Natick police have received multiple reports of cyber-bullying targeting students, school officials say
Natick school administrators are urging parents to monitor their children's computer activity after police have received several reports recently of local students cyber-bullying and impersonating other kids on social media sites.
Natick Superintendent Peter Sanchioni and Natick Police Chief James Hicks emailed a letter to parents this morning warning them of the "new and potentially dangerous trend," noting that students post photos of and information about others that "are sometimes inflammatory and derogatory."
The Natick leaders also noted in the letter that students "are also being harassed and bullied through social media websites."
"Like any community, we've had a few incidents of this nature, but they have mostly been reported to the police and haven’t been interrupting school," Sanchioni said in a telephone interview today.
"We’re trying to be proactive here in the early phase," Sanchioni said of the e-mailed letter.
In the letter, administrators urged parents to monitor or delete their children's social media sites, and provided parents direct links to report any bullying via Facebook, Twitter, Instagram, and Vine.
"History has taught us that this type of behavior can result in tragedies and, therefore, it should not be taken lightly," administrators said in the letter.

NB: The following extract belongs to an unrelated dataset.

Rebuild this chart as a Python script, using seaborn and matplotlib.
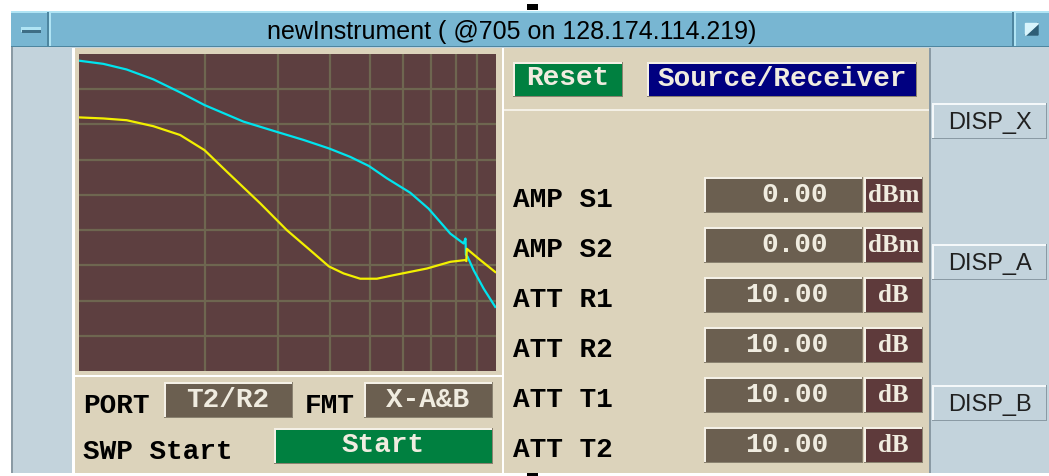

Any students caught bullying via social media will be punished accordingly by school officials, and in some cases could even be prosecuted by police, administrators said in the email.
Sanchioni said today that parents of the victimized kids, which range from middle to high school ages, have filed police reports from the end of summer to this fall semester about the incidents.
"This is a significant issue – it’s a byproduct of a digital generation," Sanchioni said by phone. "We're striving to be proactive and get on it as quick as possible."
Sanchioni deferred all other questions to police. Police representatives did not immediately return phone calls for comment.
School bullying has also been seen in nearby areas recently: Concord-Carlisle school district officials are facing a $2 million lawsuit after a former student, Isabella “Belle” Hankey, alleged that she was mercilessly bullied for a year and a half while administrators ignored her pleas for help. School officials have denied the accusations.
Hankey’s suit is one of the first to be brought under the Massachusetts Anti-Bullying Law, which went into effect in May 2010 after several high-profile bullying-related suicides in the state. The law aims to strengthen protections against bullying.